Our Hours of Work & Conduct

The staff at WSI Digital Advisors will always endeavour to make themselves available as much as possible to answer client emails and telephone calls. Our office hours are 9am – 5pm Monday to Friday.

Support and Ongoing Maintenance

Contractual Support will be provided by WSI Digital Advisors to the terms of any contract during our normal working hours and will be provided via email, videoconference or over the phone.

If a visit to the client’s premises is necessary, then additional fees may be charged to the client for mileage and time on site. If required, an out-of-hours support agreement and/or service level agreement (SLA) can be put in place by arrangement and may be separately chargeable.

All amendments to the client’s project will be quoted for by WSI Digital Advisors and agreed upon with the client before any work is carried out. The client is responsible for providing WSI Digital Advisors with a Purchase Order for any amendment if necessary. Additional web related third-party services are not included unless explicitly stated.

Browser Compatibility

WSI Digital Advisors projects are designed to be compliant with the current versions of Firefox, Safari, Chrome, Edge and Internet Explorer v11+.

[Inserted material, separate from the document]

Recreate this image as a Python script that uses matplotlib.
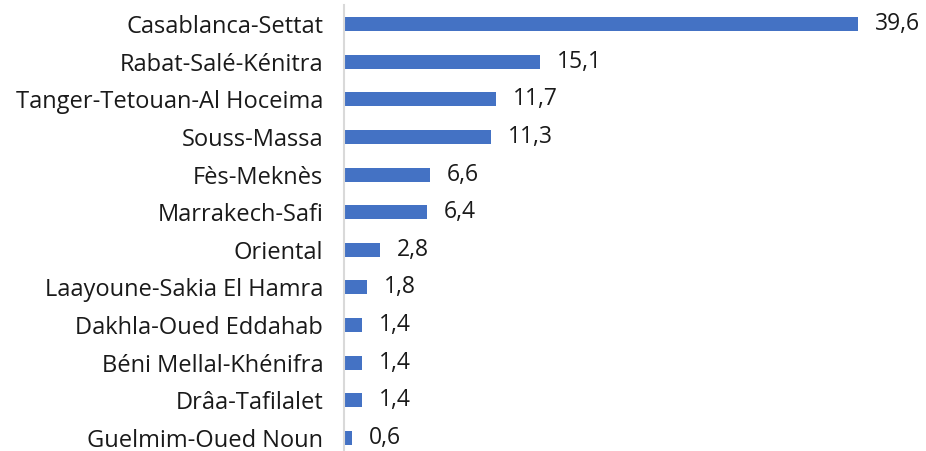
import matplotlib
matplotlib.use("Agg")
import matplotlib.pyplot as plt

regions = ["Casablanca-Settat", "Rabat-Salé-Kénitra", "Tanger-Tetouan-Al Hoceima",
           "Souss-Massa", "Fès-Meknès", "Marrakech-Safi", "Oriental",
           "Laayoune-Sakia El Hamra", "Dakhla-Oued Eddahab", "Béni Mellal-Khénifra",
           "Drâa-Tafilalet", "Guelmim-Oued Noun"]
values = [39.6, 15.1, 11.7, 11.3, 6.6, 6.4, 2.8, 1.8, 1.4, 1.4, 1.4, 0.6]
value_labels = ["39,6", "15,1", "11,7", "11,3", "6,6", "6,4", "2,8", "1,8", "1,4", "1,4", "1,4", "0,6"]

plt.rcParams['font.family'] = ['Open Sans', 'DejaVu Sans']

W, H = 926, 451
fig = plt.figure(figsize=(W/100, H/100), dpi=100)
left_px, right_px, top_px, bot_px = 344, 926, 5, 451
ax = fig.add_axes([left_px/W, 1 - bot_px/H, (right_px-left_px)/W, (bot_px-top_px)/H])

y = list(range(len(regions)))
ax.barh(y, values, height=0.37, color="#4472C4")
scale = (858 - 344) / 39.6
ax.set_xlim(0, (right_px - left_px) / scale)
ax.set_ylim(11.346, -0.505)
ax.set_yticks(y)
ax.set_yticklabels(regions, fontsize=17, color="#1a1a1a")
ax.tick_params(axis='y', length=0, pad=15)
ax.set_xticks([])
for s in ["top", "right", "bottom"]:
    ax.spines[s].set_visible(False)
ax.spines["left"].set_color("#d9d9d9")
ax.spines["left"].set_linewidth(1.5)
for yi, v, lab in zip(y, values, value_labels):
    ax.text(v + 17/scale, yi, lab, va="center", ha="left", fontsize=16.5, color="#1a1a1a")

fig.savefig("out.png", dpi=100)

The client is responsible for understanding the audience of their project and for informing WSI Digital Advisors before the project begins if any other browser version needs to be supported.

Additional costs may be incurred if any historic version of a browser needs to be supported.

WSI Digital Advisors is unable to warrant that we have tested all new browsers as they become available on all new platforms (e.g. mobile phones, tablets), and therefore changes to existing projects to suit new technologies may be subject to additional charges.

Accessibility

The client is responsible for informing WSI Digital Advisors if the project needs to pass any accessibility tests or standards prior to the start of the project.

Hosting Service

In the case where WSI Digital Advisors has arranged the hosting for the project, that constitutes a relationship between the hosting provider and the client, and we cannot be held responsible for any consequential damages.

Search Engine Marketing Campaigns

Where Pay Per Click (PPC) or Search Engine Optimisation (SEO) campaigns are commissioned; these are for a minimum period of 3 months, with one months’ notice thereafter unless otherwise specified. Such notice is required to increase or decrease campaign budgets or pause/cancel campaigns.

Where 3 rd Party services are provided to track call volumes / call recording or call conversions, then further charges may become payable to that 3 rd party, but only after separate agreement between the company and the client.

Legal Disputes

This Agreement shall be interpreted and construed under the laws of the UK. The parties agree that any action brought by either party against the other shall be brought in the UK, and the parties do hereby waive all questions of personal jurisdiction or venue for the purpose of carrying out this provision.

Changes to these Terms and Conditions

WSI Digital Advisors reserves the right to change or amend these Terms of Service at any time without prior notice. An up-to-date copy will always be available on our website.